**Task to carry out**
Please give the count of lines holding the string "this" and nothing besides.

[Start of Provided records]

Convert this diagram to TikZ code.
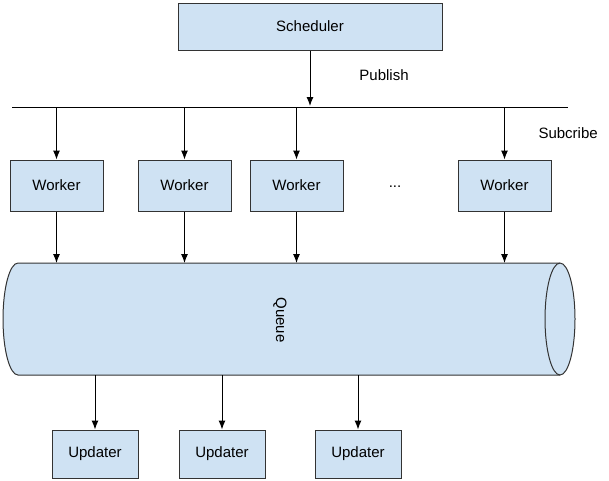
\documentclass[tikz,border=0pt]{standalone}
\usepackage{fontspec}
\setmainfont{Liberation Sans}
\usetikzlibrary{arrows.meta}
\definecolor{boxc}{HTML}{CFE2F3}
\begin{document}
\begin{tikzpicture}[x=1pt,y=-1pt,
  box/.style={draw=black!80,fill=boxc,line width=1pt,inner sep=0pt},
  arr/.style={-{Latex[length=9pt,width=7pt]},line width=1pt},
  txt/.style={font=\fontsize{15}{18}\selectfont}]
\useasboundingbox (0,0) rectangle (609,480);
\fill[white] (0,0) rectangle (609,480);
% scheduler
\node[box,txt,minimum width=264pt,minimum height=47pt] (sch) at (310,26.5) {Scheduler};
\coordinate (pub) at (310,106);
\draw[arr] (sch.south) -- (pub);
\node[txt] (publ) at (384,75) {Publish};
\coordinate (busL) at (12,107); \coordinate (busR) at (568,107);
\draw[line width=1pt] (busL) -- (busR);
\node[txt,anchor=west] (subl) at (535,133) {Subcribe};
% queue
\path[fill=boxc,draw=black!80,line width=1pt] (18,263) -- (560,263) arc[start angle=-90,end angle=90,x radius=15,y radius=56] -- (18,375) arc[start angle=90,end angle=270,x radius=15,y radius=56] -- cycle;
\draw[line width=1pt,draw=black!80] (560,263) arc[start angle=270,end angle=90,x radius=15,y radius=56];
\node[txt,rotate=-90] (q) at (280,320) {Queue};
% workers
\foreach \n/\x in {w1/56.5,w2/184.5,w3/296.5,w4/504.5}{
  \node[box,txt,minimum width=93pt,minimum height=51pt] (\n) at (\x,185.5) {Worker};
  \coordinate (\n t) at (\x,107);
  \draw[arr] (\n t) -- (\n.north);
  \coordinate (\n b) at (\x,263);
  \draw[arr] (\n.south) -- (\n b);
}
\node[txt] (dots) at (395,187) {...};
% updaters
\foreach \n/\x in {u1/95,u2/222,u3/358}{
  \node[box,txt,minimum width=86pt,minimum height=48pt] (\n) at (\x,454) {Updater};
  \coordinate (\n t) at (\x,375);
  \draw[arr] (\n t) -- (\n.north);
}
\end{tikzpicture}
\end{document}
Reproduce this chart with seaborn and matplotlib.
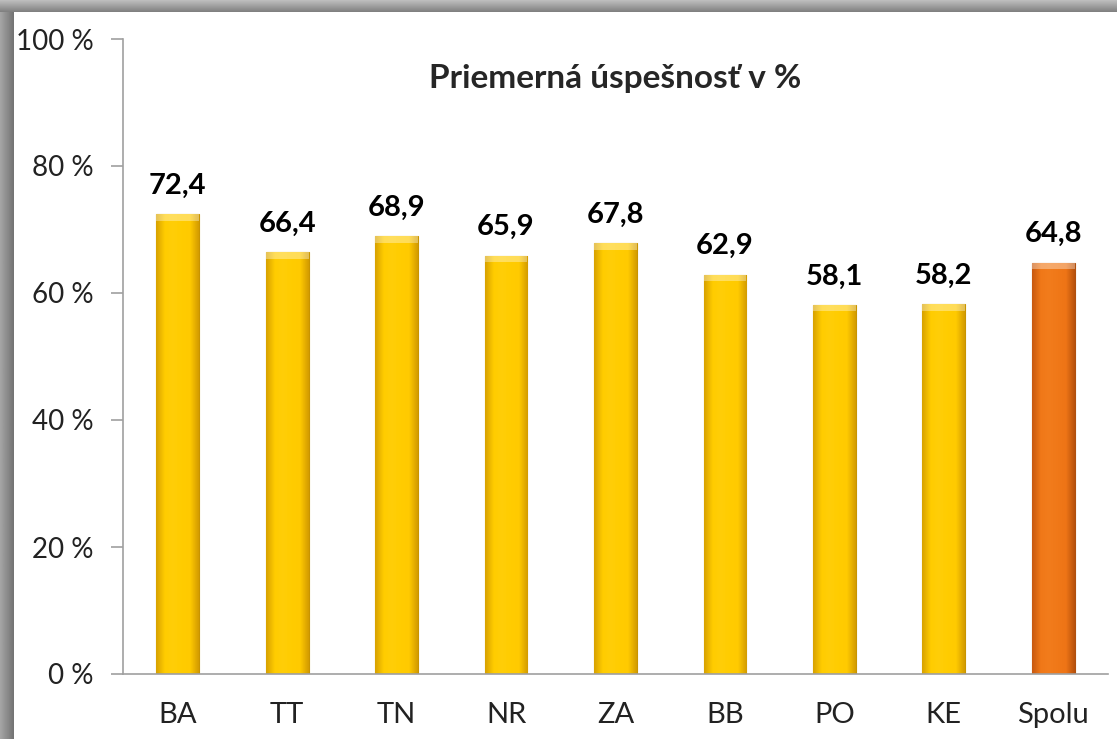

[End of Provided records]

**Solution to the problem**
2